Once upon a time, during the Second Temple period, there was a beautiful and romantic tradition. On a certain date, women would go out in borrowed white dresses to dance in the vineyards. They would borrow the dresses so that none would be left without one. Men, like the women, would also come out to the festivities. The intention of this tradition was no more and no less than simply to find love. The entire purpose of this party with its beautiful clothing was to form a family, live through the continuation of traditions, and to find the means of Magen David. We no longer have the Second Temple, or this tradition, but if we think on where first love meets, clearly educational spaces are one of them. As children, we fell in love in parks, schools, youth movements, and clubs. It wasn’t necessarily romantic love with a physical entity. Love can take on as many forms as there are linked beings. I remember my love for Quino’s Mafalda comic books. I read each page finding answers to all my questions, only to generate even more questions. I was fascinated by the humor, the outrage, and heard wisdom in the voice of a little girl. We find love in the unexpected, whether on the pages of a book or in nature. We walk the streets feeling wonder toward the leaves. Yet, we should be careful not to romanticize this love, as sometimes, in our educational spaces, we feel frustration when a lesson does not turn out as we imagine. Meeting the unexpected, for better or for worse, is also love. To think that love has only one language is a mistake, as Judaism itself presents us with different languages for love.
It is important for us to keep in mind that Tu B’Av is the day of lovers, not boyfriends or husbands. If we are in with our profession, our tasks, our engine for education, then we also deserve to celebrate this day of love. In Judaism, a central concept is the covenant, a love relationship with God that dates back to ancient times. One of the most important laws of the Torah is to love our neighbor. In Pirkei Avot, the rabbis contrasted two types of love: conditional love, which cannot last, and unconditional love, which is eternal. In the story of Amnon and Tamar, children of King David, Amnon fell in love with Tamar, until he ended up abusing her.
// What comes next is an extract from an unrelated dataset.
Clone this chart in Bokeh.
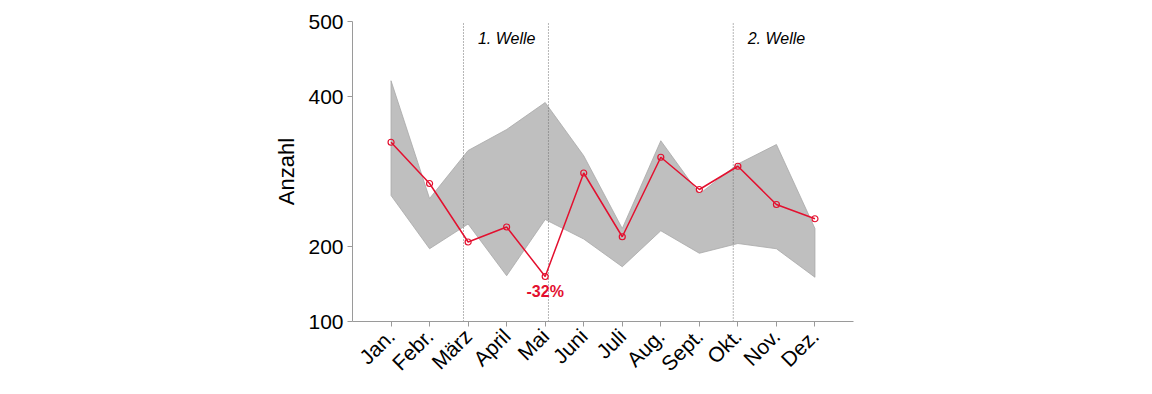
import numpy as np
from bokeh.plotting import figure
from bokeh.models import Range1d, FixedTicker, ColumnDataSource
from bokeh.core.properties import value
from bokeh.embed import file_html
from bokeh.resources import INLINE

months = ["Jan.", "Febr.", "März", "April", "Mai", "Juni", "Juli", "Aug.",
          "Sept.", "Okt.", "Nov.", "Dez."]
values_2020 = [339, 284, 206, 226, 160, 298, 213, 319, 276, 307, 256, 237]
band_upper = [421, 264, 328, 356, 392, 321, 224, 341, 270, 310, 336, 224]
band_lower = [268, 197, 230, 161, 236, 210, 173, 221, 191, 204, 197, 159]
y_ticks = [100, 200, 400, 500]
wave_marks = [1.88, 4.085, 8.88]
wave_labels = ["1. Welle", "2. Welle"]
wave_label_x = [3, 10]
annotation_text = ["-32%"]

FONT = "Liberation Sans"
RED = "#e3102f"

x = np.arange(len(months))

p = figure(output_backend="svg", toolbar_location=None,
           frame_width=501, frame_height=300,
           min_border_left=352, min_border_right=291,
           min_border_top=21, min_border_bottom=65,
           x_range=Range1d(-1, 12), y_range=Range1d(100, 500),
           background_fill_color="white", border_fill_color="white")
p.outline_line_color = None
p.xgrid.visible = False
p.ygrid.visible = False

# band
px = np.concatenate([x, x[::-1]])
py = np.concatenate([band_upper, band_lower[::-1]])
p.patch(px, py, fill_color="#bfbfbf", line_color="#a8a8a8", line_width=0.8)

# wave marks
for xm in wave_marks:
    p.segment(x0=xm, y0=100, x1=xm, y1=498, line_color="#6e6e6e",
              line_width=1, line_dash="1 2")

# wave labels
p.text(x=wave_label_x, y=[478, 478], text=wave_labels,
       text_font=value(FONT), text_font_size="16px", text_font_style="italic",
       text_align="center", text_baseline="alphabetic", text_color="black")

# red series
src = ColumnDataSource(dict(x=x, y=values_2020))
p.line("x", "y", source=src, line_color=RED, line_width=1.5)
p.scatter("x", "y", source=src, marker="circle", size=6, line_color=RED,
          fill_color=None, line_width=1.2)

# annotation at minimum
imin = int(np.argmin(values_2020))
p.text(x=[x[imin]], y=[values_2020[imin]], text=annotation_text,
       text_font=value(FONT), text_font_size="16px", text_font_style="bold",
       text_align="center", text_baseline="middle", text_color=RED,
       y_offset=15)

# axes
for ax in (p.xaxis[0], p.yaxis[0]):
    ax.axis_line_color = "#9a9a9a"
    ax.major_tick_line_color = "#9a9a9a"
    ax.major_tick_out = 5
    ax.major_tick_in = 0
    ax.minor_tick_line_color = None
    ax.major_label_text_font = FONT
    ax.major_label_text_color = "black"

p.yaxis.ticker = FixedTicker(ticks=y_ticks)
p.yaxis.major_label_text_font_size = "21px"
p.yaxis.axis_label = "Anzahl"
p.yaxis.axis_label_text_font = FONT
p.yaxis.axis_label_text_font_size = "22px"
p.yaxis.axis_label_text_font_style = "normal"
p.yaxis.axis_label_text_color = "black"
p.yaxis.axis_label_standoff = 6
p.yaxis.major_label_standoff = 4

p.xaxis.ticker = FixedTicker(ticks=list(x))
p.xaxis.major_label_overrides = {int(i): m for i, m in zip(x, months)}
p.xaxis.major_label_orientation = np.pi / 4
p.xaxis.major_label_text_font_size = "21px"
p.xaxis.major_label_standoff = 6

open("out.html", "w").write(file_html(p, INLINE))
After this, his attitude changed completely and he hated her even more intensely than he had loved her earlier. Yehonatan, the son of King Saul and his heir, loved David, a rival to the throne who King Saul hated. It is an interesting contrast, the two types of love found in these stories. In the story of Amnon, his specific interest in her overshadowed what should have been a natural and selfless love between siblings. His sexual attraction turned the selfless bond into one of self-interest, and when he realized his desire he was no longer interested in her. He “loved” her because she served him, the love was merely a means of satisfying his sexual desires. He did not lover her as a person, but as a utilitarian object. On the other hand, in the case of David and Yehonatan, it was natural for Yehonatan to hate David as a threat to his throne. Nevertheless, he loved David for who he was, and not for what he would bring to him. This is the definition of true love, valuing the other beyond what they can do for you.
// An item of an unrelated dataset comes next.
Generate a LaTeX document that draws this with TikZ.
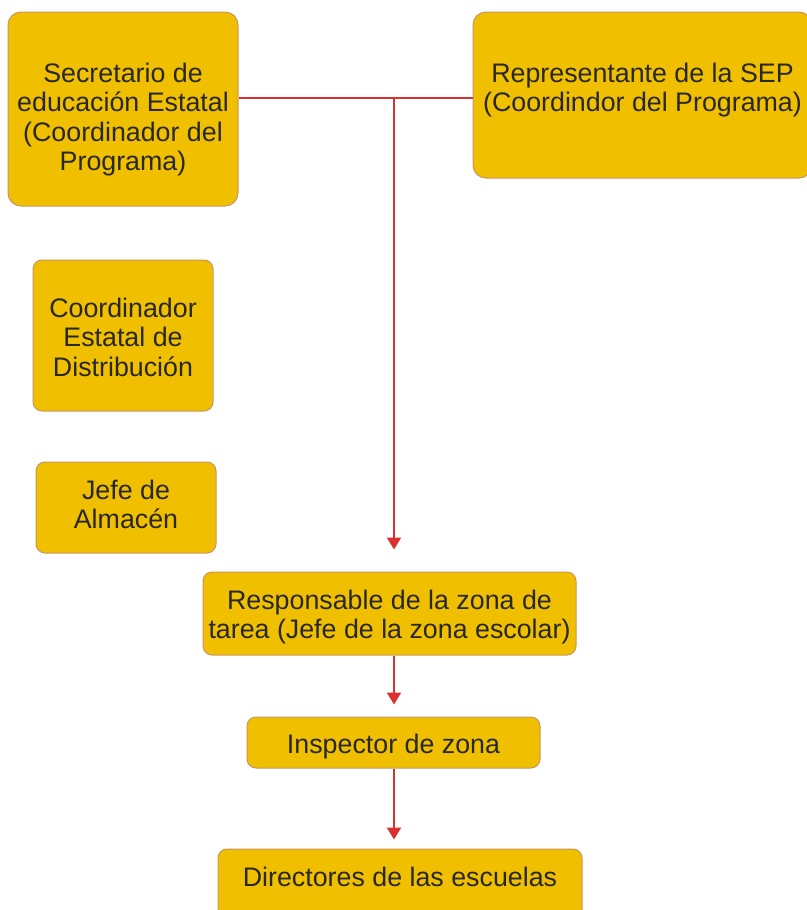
\documentclass[tikz,border=0pt]{standalone}
\usepackage{fontspec}
\setmainfont{Liberation Sans}
\usetikzlibrary{arrows.meta}
\definecolor{amarillo}{RGB}{240,192,0}
\definecolor{borde}{RGB}{200,150,95}
\definecolor{rojo}{RGB}{218,48,48}
\definecolor{letra}{RGB}{40,40,40}
\newcommand{\baja}[1]{\rule{0pt}{#1}}
\tikzset{caja/.style={draw=borde, line width=1pt, fill=amarillo,
    rounded corners=9pt, align=center, text=letra, inner sep=0pt,
    font=\fontsize{26.8}{29.5}\selectfont},
  linea/.style={draw=rojo, line width=2pt},
  flecha/.style={linea, -{Triangle[width=14pt,length=12pt]}},
  }

\begin{document}
\begin{tikzpicture}[x=1pt,y=-1pt]
	\useasboundingbox (0,0) rectangle (806,910);
	% coordinadores
	\node[caja, rounded corners=13pt, minimum width=230pt, minimum height=194pt]
		(secre) at (123,109)
		{\baja{41pt}Secretario de\\educación Estatal\\(Coordinador del\\Programa)};
	\node[caja, rounded corners=13pt, minimum width=339pt, minimum height=166pt,
		text depth=15pt] (repre) at (642.5,95)
		{Representante de la SEP\\(Coordindor del Programa)};
	\node[caja, minimum width=180pt, minimum height=151pt] (coord) at (123,335.5)
		{\baja{23pt}Coordinador\\Estatal de\\Distribución};
	\node[caja, minimum width=180pt, minimum height=91pt, text depth=6pt] (jefe) at (126,507.5)
		{Jefe de\\Almacén};
	% cadena de mando
	\node[caja, minimum width=373pt, minimum height=83pt] (resp) at (389.5,613.5)
		{\baja{27pt}Responsable de la zona de\\tarea (Jefe de la zona escolar)};
	\node[caja, minimum width=293pt, minimum height=51pt] (insp) at (393.5,742.5)
		{\baja{28pt}Inspector de zona};
	\node[caja, minimum width=364pt, minimum height=80pt, text depth=24pt] (dir) at (400,889)
		{Directores de las escuelas};
	\coordinate (union) at (394,98);
	\draw[linea] (secre.east |- union) -- (repre.west |- union);
	\draw[flecha, shorten >=22pt] (union) -- (union |- resp.north);
	\draw[flecha, shorten >=12pt] (union |- resp.south) -- (union |- insp.north);
	\draw[flecha, shorten >=9pt] (union |- insp.south) -- (union |- dir.north);
\end{tikzpicture}
\end{document}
Love is a constant exercise, it is an activity that is carried out on a daily basis through words of affection, gestures to show we are present, and the expression of interest in the well-being of the other. Education itself is an act of love, but it may be the most challenging of mental exercises for teachers, as it’s not measurable with tangible qualitative or quantitative results. It is love because we are passionately giving a part of ourselves to support the well-being of the other. We do not expect anything more than the personal, professional, spiritual, and cultural growth of our students. When we educate, we are creating a family, one where we can create a better world through the next generation, a generation that will love its neighbors just as they were loved by their teachers.